Copy nothing but the text: reproduce each line of the listing exactly and leave the pictures out.
── AVAILABLE DATA ──
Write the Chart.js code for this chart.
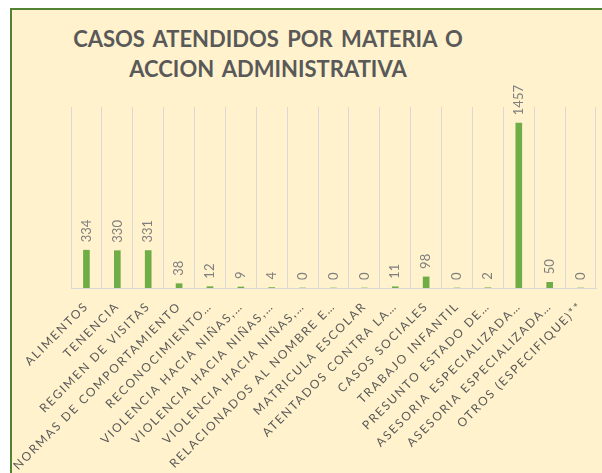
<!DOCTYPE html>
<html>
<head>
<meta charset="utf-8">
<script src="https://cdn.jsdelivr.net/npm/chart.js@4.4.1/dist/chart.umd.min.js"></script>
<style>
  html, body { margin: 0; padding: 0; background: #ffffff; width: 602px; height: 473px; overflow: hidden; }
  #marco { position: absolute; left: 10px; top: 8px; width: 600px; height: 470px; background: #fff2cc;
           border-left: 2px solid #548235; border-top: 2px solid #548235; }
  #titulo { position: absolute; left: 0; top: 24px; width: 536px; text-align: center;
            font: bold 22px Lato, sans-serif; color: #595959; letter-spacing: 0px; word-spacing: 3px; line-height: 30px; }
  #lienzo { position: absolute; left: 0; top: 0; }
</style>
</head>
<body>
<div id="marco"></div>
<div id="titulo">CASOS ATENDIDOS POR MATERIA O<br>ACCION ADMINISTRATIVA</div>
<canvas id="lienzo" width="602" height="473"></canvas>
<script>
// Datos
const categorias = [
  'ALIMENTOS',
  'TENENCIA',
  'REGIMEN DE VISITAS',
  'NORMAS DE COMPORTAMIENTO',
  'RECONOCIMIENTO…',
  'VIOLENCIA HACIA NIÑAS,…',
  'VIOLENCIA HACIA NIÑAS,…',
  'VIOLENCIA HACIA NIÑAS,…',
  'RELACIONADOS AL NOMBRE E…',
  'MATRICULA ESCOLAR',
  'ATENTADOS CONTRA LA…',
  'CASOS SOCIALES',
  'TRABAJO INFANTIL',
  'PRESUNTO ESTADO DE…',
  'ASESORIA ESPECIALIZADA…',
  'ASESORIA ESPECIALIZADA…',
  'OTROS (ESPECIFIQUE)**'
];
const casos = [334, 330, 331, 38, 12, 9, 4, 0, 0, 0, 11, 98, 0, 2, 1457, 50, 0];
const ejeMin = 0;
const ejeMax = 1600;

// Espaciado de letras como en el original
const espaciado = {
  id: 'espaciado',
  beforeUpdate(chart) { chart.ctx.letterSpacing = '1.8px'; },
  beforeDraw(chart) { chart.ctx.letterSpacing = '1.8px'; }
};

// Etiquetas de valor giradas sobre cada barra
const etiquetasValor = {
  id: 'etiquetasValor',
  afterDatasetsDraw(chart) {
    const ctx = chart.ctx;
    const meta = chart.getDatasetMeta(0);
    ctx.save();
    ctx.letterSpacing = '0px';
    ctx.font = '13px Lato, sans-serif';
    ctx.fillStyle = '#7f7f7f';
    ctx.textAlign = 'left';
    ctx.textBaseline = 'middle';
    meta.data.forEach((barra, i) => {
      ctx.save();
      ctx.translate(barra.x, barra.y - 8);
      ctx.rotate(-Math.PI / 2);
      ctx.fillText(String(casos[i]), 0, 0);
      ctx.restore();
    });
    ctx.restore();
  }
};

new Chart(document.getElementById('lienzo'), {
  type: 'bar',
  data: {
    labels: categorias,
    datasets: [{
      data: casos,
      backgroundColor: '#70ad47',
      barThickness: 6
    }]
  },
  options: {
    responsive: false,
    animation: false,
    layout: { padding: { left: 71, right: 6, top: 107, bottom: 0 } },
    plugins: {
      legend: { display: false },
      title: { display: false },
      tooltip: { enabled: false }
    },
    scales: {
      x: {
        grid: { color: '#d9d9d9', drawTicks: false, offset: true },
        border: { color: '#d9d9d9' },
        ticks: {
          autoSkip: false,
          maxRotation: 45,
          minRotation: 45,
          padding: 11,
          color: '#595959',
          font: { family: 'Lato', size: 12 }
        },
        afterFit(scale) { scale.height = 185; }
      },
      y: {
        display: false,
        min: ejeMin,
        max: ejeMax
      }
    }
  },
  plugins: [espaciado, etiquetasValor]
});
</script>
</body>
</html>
───
**WRITTEN SOLUTION**
Write the Chart.js code for this chart.
<!DOCTYPE html>
<html>
<head>
<meta charset="utf-8">
<script src="https://cdn.jsdelivr.net/npm/chart.js@4.4.1/dist/chart.umd.min.js"></script>
<style>
  html, body { margin: 0; padding: 0; background: #ffffff; width: 602px; height: 473px; overflow: hidden; }
  #marco { position: absolute; left: 10px; top: 8px; width: 600px; height: 470px; background: #fff2cc;
           border-left: 2px solid #548235; border-top: 2px solid #548235; }
  #titulo { position: absolute; left: 0; top: 24px; width: 536px; text-align: center;
            font: bold 22px Lato, sans-serif; color: #595959; letter-spacing: 0px; word-spacing: 3px; line-height: 30px; }
  #lienzo { position: absolute; left: 0; top: 0; }
</style>
</head>
<body>
<div id="marco"></div>
<div id="titulo">CASOS ATENDIDOS POR MATERIA O<br>ACCION ADMINISTRATIVA</div>
<canvas id="lienzo" width="602" height="473"></canvas>
<script>
// Datos
const categorias = [
  'ALIMENTOS',
  'TENENCIA',
  'REGIMEN DE VISITAS',
  'NORMAS DE COMPORTAMIENTO',
  'RECONOCIMIENTO…',
  'VIOLENCIA HACIA NIÑAS,…',
  'VIOLENCIA HACIA NIÑAS,…',
  'VIOLENCIA HACIA NIÑAS,…',
  'RELACIONADOS AL NOMBRE E…',
  'MATRICULA ESCOLAR',
  'ATENTADOS CONTRA LA…',
  'CASOS SOCIALES',
  'TRABAJO INFANTIL',
  'PRESUNTO ESTADO DE…',
  'ASESORIA ESPECIALIZADA…',
  'ASESORIA ESPECIALIZADA…',
  'OTROS (ESPECIFIQUE)**'
];
const casos = [334, 330, 331, 38, 12, 9, 4, 0, 0, 0, 11, 98, 0, 2, 1457, 50, 0];
const ejeMin = 0;
const ejeMax = 1600;

// Espaciado de letras como en el original
const espaciado = {
  id: 'espaciado',
  beforeUpdate(chart) { chart.ctx.letterSpacing = '1.8px'; },
  beforeDraw(chart) { chart.ctx.letterSpacing = '1.8px'; }
};

// Etiquetas de valor giradas sobre cada barra
const etiquetasValor = {
  id: 'etiquetasValor',
  afterDatasetsDraw(chart) {
    const ctx = chart.ctx;
    const meta = chart.getDatasetMeta(0);
    ctx.save();
    ctx.letterSpacing = '0px';
    ctx.font = '13px Lato, sans-serif';
    ctx.fillStyle = '#7f7f7f';
    ctx.textAlign = 'left';
    ctx.textBaseline = 'middle';
    meta.data.forEach((barra, i) => {
      ctx.save();
      ctx.translate(barra.x, barra.y - 8);
      ctx.rotate(-Math.PI / 2);
      ctx.fillText(String(casos[i]), 0, 0);
      ctx.restore();
    });
    ctx.restore();
  }
};

new Chart(document.getElementById('lienzo'), {
  type: 'bar',
  data: {
    labels: categorias,
    datasets: [{
      data: casos,
      backgroundColor: '#70ad47',
      barThickness: 6
    }]
  },
  options: {
    responsive: false,
    animation: false,
    layout: { padding: { left: 71, right: 6, top: 107, bottom: 0 } },
    plugins: {
      legend: { display: false },
      title: { display: false },
      tooltip: { enabled: false }
    },
    scales: {
      x: {
        grid: { color: '#d9d9d9', drawTicks: false, offset: true },
        border: { color: '#d9d9d9' },
        ticks: {
          autoSkip: false,
          maxRotation: 45,
          minRotation: 45,
          padding: 11,
          color: '#595959',
          font: { family: 'Lato', size: 12 }
        },
        afterFit(scale) { scale.height = 185; }
      },
      y: {
        display: false,
        min: ejeMin,
        max: ejeMax
      }
    }
  },
  plugins: [espaciado, etiquetasValor]
});
</script>
</body>
</html>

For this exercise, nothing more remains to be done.